Dual anchoring strategy for preparing Fe single-atom modified Pt nanoparticles as highly stable oxygen reduction electrocatalysts

Developing highly stable and uniformly dispersed Pt nanoparticles (NPs)-based oxygen reduction reaction (ORR) catalysts still remains an extremely difficult task due to the large-scale aggregation and migration of Pt NPs. Herein, a dual anchoring strategy was employed to prepare highly stable Pt NPs loaded uniformly on mesoporous carbon hollow spheres (MCHS) containing Fe single-atom (FeSA) active sites (PtNP-FeSA@MCHS). A combination of the mesoporous structure of MCHS with the electron transfer from Fe single-atom and Pt NPs (so called dual anchoring strategy) enables the Pt NPs anchored and uniformly dispersed over the whole matrix of FeSA@MCHS, endowing PtNP-FeSA@MCHS ultra-high ORR stability, with a decrease in half-wave potential of only 3 mV and the mass activity (MA) as well as specific activity (SA) attenuation of merely 5 % and 2 % after 20,000 cycles of the accelerated durability test (ADT), respectively, surpassing the most of Pt nanoparticles (NPs)-based ORR catalysts reported thus far.

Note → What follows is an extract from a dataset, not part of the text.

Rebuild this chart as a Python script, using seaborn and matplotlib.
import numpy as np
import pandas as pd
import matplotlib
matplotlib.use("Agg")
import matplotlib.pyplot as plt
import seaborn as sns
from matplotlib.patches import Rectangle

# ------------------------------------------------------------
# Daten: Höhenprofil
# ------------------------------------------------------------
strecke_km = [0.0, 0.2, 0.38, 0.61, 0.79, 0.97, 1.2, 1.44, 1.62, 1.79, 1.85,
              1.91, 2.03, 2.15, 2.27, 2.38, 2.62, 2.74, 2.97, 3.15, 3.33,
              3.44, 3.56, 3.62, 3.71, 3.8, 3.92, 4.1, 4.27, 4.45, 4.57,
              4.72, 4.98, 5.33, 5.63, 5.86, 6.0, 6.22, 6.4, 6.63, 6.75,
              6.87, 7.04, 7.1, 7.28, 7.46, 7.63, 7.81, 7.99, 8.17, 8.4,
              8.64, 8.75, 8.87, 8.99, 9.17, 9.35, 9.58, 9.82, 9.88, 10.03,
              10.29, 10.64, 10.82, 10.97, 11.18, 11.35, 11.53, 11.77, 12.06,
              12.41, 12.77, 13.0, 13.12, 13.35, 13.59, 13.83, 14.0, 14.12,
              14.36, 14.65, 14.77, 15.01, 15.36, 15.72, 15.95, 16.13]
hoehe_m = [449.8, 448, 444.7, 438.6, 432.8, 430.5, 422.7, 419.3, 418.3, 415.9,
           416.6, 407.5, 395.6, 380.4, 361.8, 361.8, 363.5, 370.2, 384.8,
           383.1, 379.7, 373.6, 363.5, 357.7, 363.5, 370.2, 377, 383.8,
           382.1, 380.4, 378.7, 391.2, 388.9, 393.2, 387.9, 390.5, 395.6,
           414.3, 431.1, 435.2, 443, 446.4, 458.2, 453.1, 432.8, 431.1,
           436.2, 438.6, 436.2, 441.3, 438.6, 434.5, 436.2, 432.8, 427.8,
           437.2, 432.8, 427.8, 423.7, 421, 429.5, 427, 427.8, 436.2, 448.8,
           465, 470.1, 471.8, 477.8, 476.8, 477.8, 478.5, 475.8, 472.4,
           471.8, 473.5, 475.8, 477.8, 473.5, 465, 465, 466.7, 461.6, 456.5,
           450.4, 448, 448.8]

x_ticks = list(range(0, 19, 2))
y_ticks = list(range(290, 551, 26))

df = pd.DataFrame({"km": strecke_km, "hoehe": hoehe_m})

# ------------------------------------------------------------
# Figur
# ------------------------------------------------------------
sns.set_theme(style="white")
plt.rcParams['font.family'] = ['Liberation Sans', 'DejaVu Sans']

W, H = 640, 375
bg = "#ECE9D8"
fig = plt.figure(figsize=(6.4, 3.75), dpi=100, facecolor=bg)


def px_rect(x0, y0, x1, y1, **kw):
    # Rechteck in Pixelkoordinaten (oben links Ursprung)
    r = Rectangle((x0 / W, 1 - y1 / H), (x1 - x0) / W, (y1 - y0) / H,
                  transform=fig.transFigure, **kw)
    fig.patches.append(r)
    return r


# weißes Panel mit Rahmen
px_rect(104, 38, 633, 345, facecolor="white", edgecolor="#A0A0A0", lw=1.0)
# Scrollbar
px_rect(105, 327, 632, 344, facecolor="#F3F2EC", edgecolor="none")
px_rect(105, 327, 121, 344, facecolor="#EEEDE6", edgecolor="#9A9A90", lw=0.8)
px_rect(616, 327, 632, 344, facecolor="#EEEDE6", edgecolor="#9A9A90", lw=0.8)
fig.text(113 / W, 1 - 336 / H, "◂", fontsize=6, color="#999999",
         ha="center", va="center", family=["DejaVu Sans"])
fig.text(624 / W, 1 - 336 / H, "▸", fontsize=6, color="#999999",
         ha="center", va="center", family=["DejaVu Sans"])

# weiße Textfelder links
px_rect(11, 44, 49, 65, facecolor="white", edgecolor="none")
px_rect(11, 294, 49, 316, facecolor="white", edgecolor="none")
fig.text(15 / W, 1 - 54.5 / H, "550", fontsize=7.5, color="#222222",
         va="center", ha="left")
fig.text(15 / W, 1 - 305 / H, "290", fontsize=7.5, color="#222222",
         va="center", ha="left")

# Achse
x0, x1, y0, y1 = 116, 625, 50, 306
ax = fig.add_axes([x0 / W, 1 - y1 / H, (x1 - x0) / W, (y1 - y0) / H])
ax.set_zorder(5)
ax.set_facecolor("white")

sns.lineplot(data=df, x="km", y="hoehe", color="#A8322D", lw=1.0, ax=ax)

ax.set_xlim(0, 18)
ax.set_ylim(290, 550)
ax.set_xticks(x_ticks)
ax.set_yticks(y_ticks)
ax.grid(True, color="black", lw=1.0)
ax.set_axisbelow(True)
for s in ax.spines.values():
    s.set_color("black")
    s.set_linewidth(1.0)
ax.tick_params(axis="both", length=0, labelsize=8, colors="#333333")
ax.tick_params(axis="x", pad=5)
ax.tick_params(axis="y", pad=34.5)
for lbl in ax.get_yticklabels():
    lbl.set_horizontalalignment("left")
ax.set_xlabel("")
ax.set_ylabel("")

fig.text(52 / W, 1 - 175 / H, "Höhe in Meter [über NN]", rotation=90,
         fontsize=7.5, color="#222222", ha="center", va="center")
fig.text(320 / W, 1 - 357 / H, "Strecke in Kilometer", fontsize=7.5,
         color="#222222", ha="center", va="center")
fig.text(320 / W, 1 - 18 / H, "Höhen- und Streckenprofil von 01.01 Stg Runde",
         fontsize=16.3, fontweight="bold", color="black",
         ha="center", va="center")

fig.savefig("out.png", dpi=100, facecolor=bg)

In particular, the TEM analysis for PtNP-FeSA@MCHS after the ADT revealed no significant aggregation of Pt NPs, thus showing the superior structural stability of PtNP-FeSA@MCHS. Furthermore, PtNP-FeSA@MCHS shows good activity with MA of 0.63 A mgPt(-1) and SA of 1.22 mA cm(-2), which are 4.5 and 6.8 times of 20 % Pt/C (MA = 0.14 A mg(Pt)(-1) and SA = 0.18 mA cm(-2)), respectively. This dual anchoring strategy provides a foundation for the design of Pt-based ORR catalysts with superior stability and activity.